## [Given exercise]
In your copy, repeat the records exactly and leave out the pictures.

-- begin Source material --

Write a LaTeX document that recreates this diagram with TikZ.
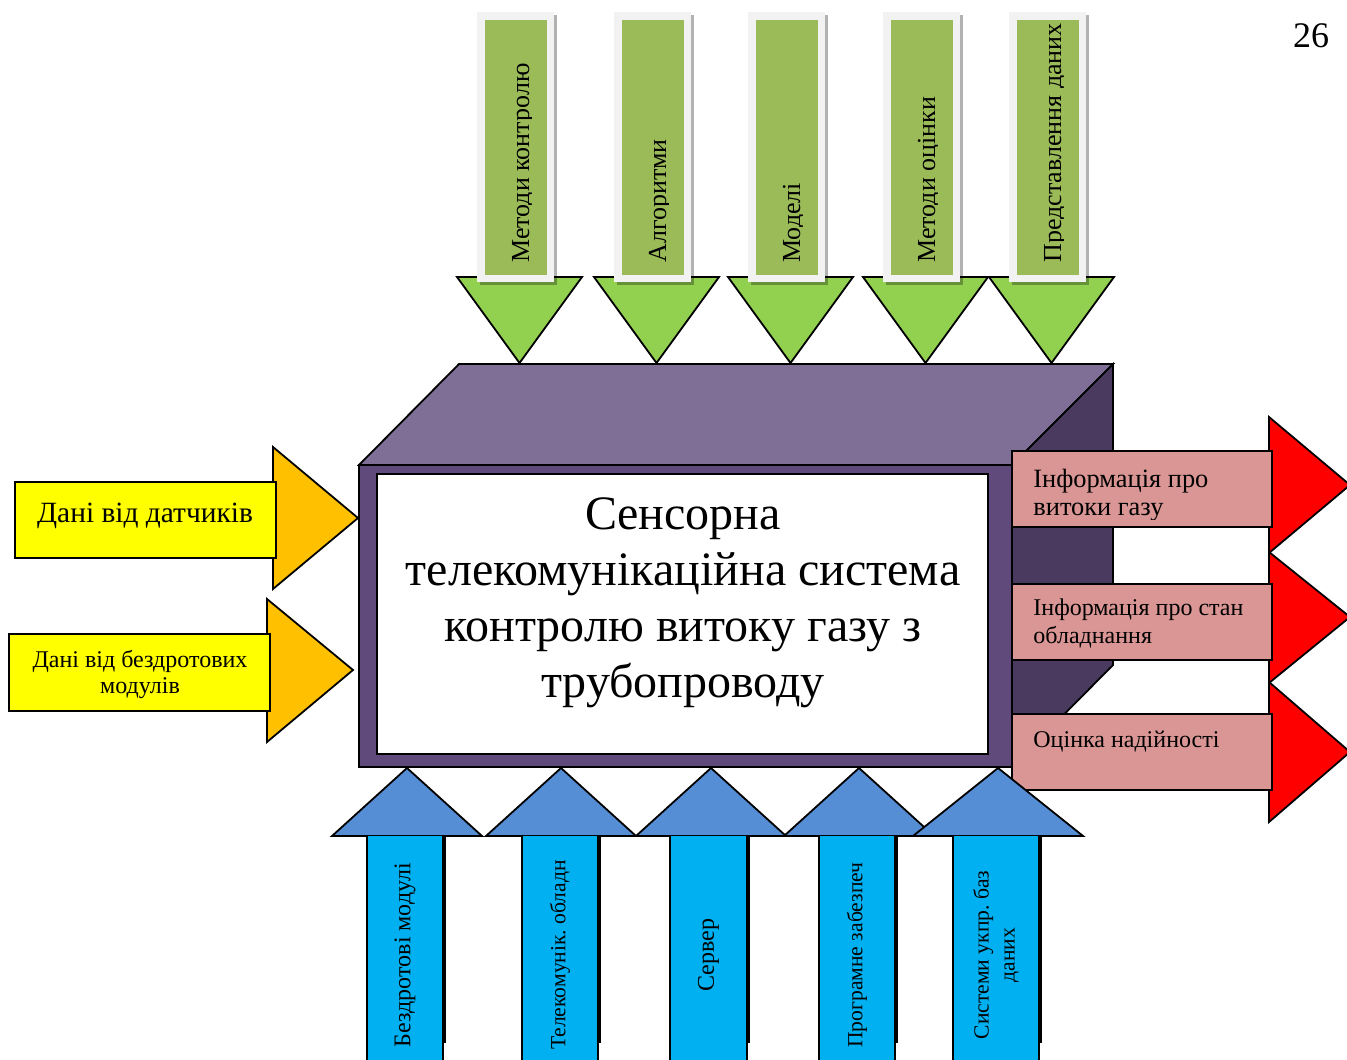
\documentclass[tikz,border=0pt]{standalone}
\usepackage{fontspec}
\setmainfont{Liberation Serif}
\frenchspacing

\definecolor{cubetop}{HTML}{7F6F96}
\definecolor{cubefront}{HTML}{5F4A7B}
\definecolor{cubeside}{HTML}{4A3A60}
\definecolor{leafgreen}{HTML}{92D050}
\definecolor{olivegreen}{HTML}{9BBB59}
\definecolor{framegray}{HTML}{F2F2F2}
\definecolor{amber}{HTML}{FFC000}
\definecolor{lemon}{HTML}{FFFF00}
\definecolor{rosepink}{HTML}{D99694}
\definecolor{skyblue}{HTML}{00B0F0}
\definecolor{steelblue}{HTML}{558ED5}

\begin{document}
\begin{tikzpicture}[x=0.5pt,y=-0.5pt,line join=miter,
  outl/.style={draw=black,line width=0.9pt},
  lbl/.style={inner sep=0pt,text=black},
  toplbl/.style={lbl,rotate=90,anchor=base west,font=\fontsize{13}{15}\selectfont},
  botlbl/.style={lbl,rotate=90,anchor=center,align=center,font=\fontsize{12}{13}\selectfont},
  outlbl/.style={lbl,anchor=base west,align=left,font=\fontsize{12}{14}\selectfont},
  shade/.style={fill=black,fill opacity=0.3}]
\useasboundingbox (0,0) rectangle (1347,1059);
\clip (0,0) rectangle (1347,1059);

% --- the system block drawn as a box in perspective
\filldraw[fill=cubetop,outl] (359,465) -- (459,364) -- (1113,364) -- (1012,465) -- cycle;
\filldraw[fill=cubeside,outl] (1012,465) -- (1113,364) -- (1113,665) -- (1012,767) -- cycle;
\filldraw[fill=cubefront,outl] (359,465) rectangle (1012,767);
\filldraw[fill=white,outl] (377,474) rectangle (988,754);
\node[lbl,align=center,font=\fontsize{24}{28}\selectfont] (title) at (683,603)
  {Сенсорна\\телекомунікаційна система\\контролю витоку газу з\\трубопроводу};

% --- inputs from above: methods and models
\foreach \T in {457,594,728,863,989}
  \filldraw[fill=leafgreen,outl] (\T,277) -- ({\T+125},277) -- ({\T+62.5},363) -- cycle;
\foreach \L/\txt [count=\i] in {477/Методи контролю,614/Алгоритми,748/Моделі,
                                883/Методи оцінки,1009/Представлення  даних}{
  \fill[shade] ({\L+3},15) rectangle ({\L+80},285);
  \fill[framegray] (\L,12) rectangle ({\L+77},282);
  \fill[olivegreen] ({\L+8},20) rectangle ({\L+70},275);
  \begin{scope}
    \clip ({\L+8},20) rectangle ({\L+54},275);
    \node[toplbl] (top\i) at ({\L+52},263) {\txt};
  \end{scope}
}

% --- inputs from the left: data sources
\filldraw[fill=amber,outl] (273,447) -- (358,518) -- (273,589) -- cycle;
\filldraw[fill=lemon,outl] (15,482) rectangle (276,558);
\node[lbl,anchor=base,font=\fontsize{14.7}{17}\selectfont] (in1) at (145,522) {Дані від датчиків};
\filldraw[fill=amber,outl] (267,599) -- (353,670) -- (267,742) -- cycle;
\filldraw[fill=lemon,outl] (9,634) rectangle (270,711);
\node[lbl,anchor=base,align=center,font=\fontsize{12}{13}\selectfont] (in2) at (140,693)
  {Дані від бездротових\\модулів};

% --- outputs to the right
\filldraw[fill=red,outl] (1269,417) -- (1350,485) -- (1269,553) -- cycle;
\filldraw[fill=red,outl] (1269,552) -- (1350,617) -- (1269,683) -- cycle;
\filldraw[fill=red,outl] (1269,682) -- (1350,752) -- (1269,822) -- cycle;
\filldraw[fill=rosepink,outl] (1012,451) rectangle (1272,527);
\filldraw[fill=rosepink,outl] (1012,584) rectangle (1272,660);
\filldraw[fill=rosepink,outl] (1012,714) rectangle (1272,790);
\begin{scope}
  \clip (1012,451) rectangle (1272,519);
  \node[outlbl,font=\fontsize{13.2}{14}\selectfont] (out1) at (1033,515)
    {Інформація про\\витоки газу};
\end{scope}
\node[outlbl] (out2) at (1033,643) {Інформація про стан\\обладнання};
\node[outlbl] (out3) at (1033,747) {Оцінка надійності};

% --- supporting means from below
\filldraw[fill=steelblue,outl] (332,836) -- (407,768) -- (482,836) -- cycle;
\filldraw[fill=steelblue,outl] (486,836) -- (561,768) -- (636,836) -- cycle;
\filldraw[fill=steelblue,outl] (636,836) -- (711,768) -- (786,836) -- cycle;
\filldraw[fill=steelblue,outl] (784,836) -- (859,768) -- (934,836) -- cycle;
\filldraw[fill=steelblue,outl] (913,836) -- (998,768) -- (1083,836) -- cycle;
\foreach \a/\b/\fs/\txt [count=\i] in {367/443/12/Бездротові модулі,
    522/598/10.8/Телекомунік. обладн,
    670/747/12/Сервер,
    819/895/10.8/Програмне забезпеч,
    953/1039/10.8/{Системи укпр. баз\\даних}}{
  \fill[black] (\b,836) rectangle ({\b+3},1043);
  \fill[skyblue] (\a,836) rectangle (\b,1070);
  \draw[outl] (\a,836) -- (\a,1070);
  \draw[outl] (\b,836) -- (\b,1070);
  \node[botlbl,font=\fontsize{\fs}{13}\selectfont] (bot\i) at ({(\a+\b)/2},955) {\txt};
}

% --- page number
\node[lbl,font=\fontsize{18}{20}\selectfont] (pagenum) at (1311,36) {26};
\end{tikzpicture}
\end{document}
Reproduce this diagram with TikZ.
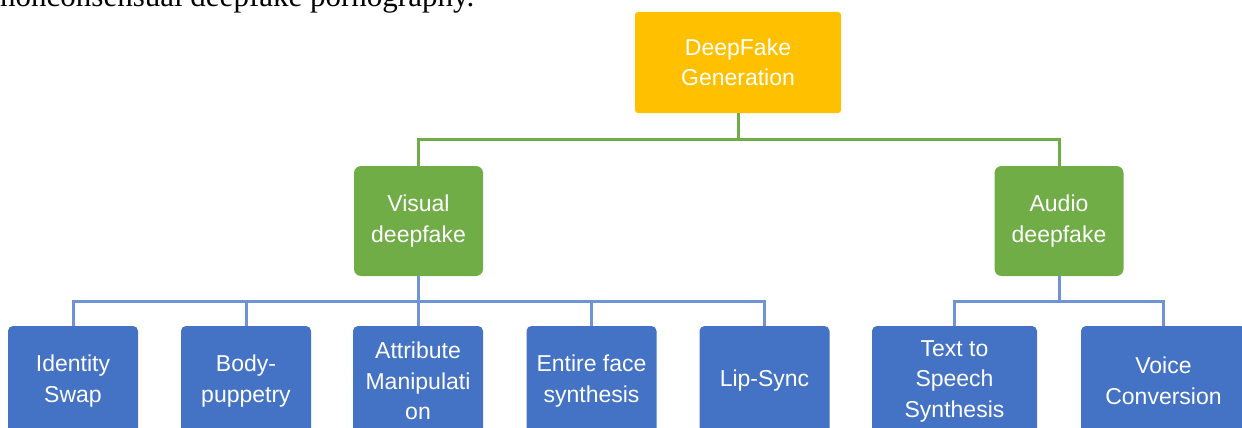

-- end Source material --

## [Exercise answer]
Write a LaTeX document that recreates this diagram with TikZ.
\documentclass[tikz,border=0pt]{standalone}
\usepackage{fontspec}
\setmainfont{Liberation Serif}
\frenchspacing

\definecolor{cubetop}{HTML}{7F6F96}
\definecolor{cubefront}{HTML}{5F4A7B}
\definecolor{cubeside}{HTML}{4A3A60}
\definecolor{leafgreen}{HTML}{92D050}
\definecolor{olivegreen}{HTML}{9BBB59}
\definecolor{framegray}{HTML}{F2F2F2}
\definecolor{amber}{HTML}{FFC000}
\definecolor{lemon}{HTML}{FFFF00}
\definecolor{rosepink}{HTML}{D99694}
\definecolor{skyblue}{HTML}{00B0F0}
\definecolor{steelblue}{HTML}{558ED5}

\begin{document}
\begin{tikzpicture}[x=0.5pt,y=-0.5pt,line join=miter,
  outl/.style={draw=black,line width=0.9pt},
  lbl/.style={inner sep=0pt,text=black},
  toplbl/.style={lbl,rotate=90,anchor=base west,font=\fontsize{13}{15}\selectfont},
  botlbl/.style={lbl,rotate=90,anchor=center,align=center,font=\fontsize{12}{13}\selectfont},
  outlbl/.style={lbl,anchor=base west,align=left,font=\fontsize{12}{14}\selectfont},
  shade/.style={fill=black,fill opacity=0.3}]
\useasboundingbox (0,0) rectangle (1347,1059);
\clip (0,0) rectangle (1347,1059);

% --- the system block drawn as a box in perspective
\filldraw[fill=cubetop,outl] (359,465) -- (459,364) -- (1113,364) -- (1012,465) -- cycle;
\filldraw[fill=cubeside,outl] (1012,465) -- (1113,364) -- (1113,665) -- (1012,767) -- cycle;
\filldraw[fill=cubefront,outl] (359,465) rectangle (1012,767);
\filldraw[fill=white,outl] (377,474) rectangle (988,754);
\node[lbl,align=center,font=\fontsize{24}{28}\selectfont] (title) at (683,603)
  {Сенсорна\\телекомунікаційна система\\контролю витоку газу з\\трубопроводу};

% --- inputs from above: methods and models
\foreach \T in {457,594,728,863,989}
  \filldraw[fill=leafgreen,outl] (\T,277) -- ({\T+125},277) -- ({\T+62.5},363) -- cycle;
\foreach \L/\txt [count=\i] in {477/Методи контролю,614/Алгоритми,748/Моделі,
                                883/Методи оцінки,1009/Представлення  даних}{
  \fill[shade] ({\L+3},15) rectangle ({\L+80},285);
  \fill[framegray] (\L,12) rectangle ({\L+77},282);
  \fill[olivegreen] ({\L+8},20) rectangle ({\L+70},275);
  \begin{scope}
    \clip ({\L+8},20) rectangle ({\L+54},275);
    \node[toplbl] (top\i) at ({\L+52},263) {\txt};
  \end{scope}
}

% --- inputs from the left: data sources
\filldraw[fill=amber,outl] (273,447) -- (358,518) -- (273,589) -- cycle;
\filldraw[fill=lemon,outl] (15,482) rectangle (276,558);
\node[lbl,anchor=base,font=\fontsize{14.7}{17}\selectfont] (in1) at (145,522) {Дані від датчиків};
\filldraw[fill=amber,outl] (267,599) -- (353,670) -- (267,742) -- cycle;
\filldraw[fill=lemon,outl] (9,634) rectangle (270,711);
\node[lbl,anchor=base,align=center,font=\fontsize{12}{13}\selectfont] (in2) at (140,693)
  {Дані від бездротових\\модулів};

% --- outputs to the right
\filldraw[fill=red,outl] (1269,417) -- (1350,485) -- (1269,553) -- cycle;
\filldraw[fill=red,outl] (1269,552) -- (1350,617) -- (1269,683) -- cycle;
\filldraw[fill=red,outl] (1269,682) -- (1350,752) -- (1269,822) -- cycle;
\filldraw[fill=rosepink,outl] (1012,451) rectangle (1272,527);
\filldraw[fill=rosepink,outl] (1012,584) rectangle (1272,660);
\filldraw[fill=rosepink,outl] (1012,714) rectangle (1272,790);
\begin{scope}
  \clip (1012,451) rectangle (1272,519);
  \node[outlbl,font=\fontsize{13.2}{14}\selectfont] (out1) at (1033,515)
    {Інформація про\\витоки газу};
\end{scope}
\node[outlbl] (out2) at (1033,643) {Інформація про стан\\обладнання};
\node[outlbl] (out3) at (1033,747) {Оцінка надійності};

% --- supporting means from below
\filldraw[fill=steelblue,outl] (332,836) -- (407,768) -- (482,836) -- cycle;
\filldraw[fill=steelblue,outl] (486,836) -- (561,768) -- (636,836) -- cycle;
\filldraw[fill=steelblue,outl] (636,836) -- (711,768) -- (786,836) -- cycle;
\filldraw[fill=steelblue,outl] (784,836) -- (859,768) -- (934,836) -- cycle;
\filldraw[fill=steelblue,outl] (913,836) -- (998,768) -- (1083,836) -- cycle;
\foreach \a/\b/\fs/\txt [count=\i] in {367/443/12/Бездротові модулі,
    522/598/10.8/Телекомунік. обладн,
    670/747/12/Сервер,
    819/895/10.8/Програмне забезпеч,
    953/1039/10.8/{Системи укпр. баз\\даних}}{
  \fill[black] (\b,836) rectangle ({\b+3},1043);
  \fill[skyblue] (\a,836) rectangle (\b,1070);
  \draw[outl] (\a,836) -- (\a,1070);
  \draw[outl] (\b,836) -- (\b,1070);
  \node[botlbl,font=\fontsize{\fs}{13}\selectfont] (bot\i) at ({(\a+\b)/2},955) {\txt};
}

% --- page number
\node[lbl,font=\fontsize{18}{20}\selectfont] (pagenum) at (1311,36) {26};
\end{tikzpicture}
\end{document}
Reproduce this diagram with TikZ.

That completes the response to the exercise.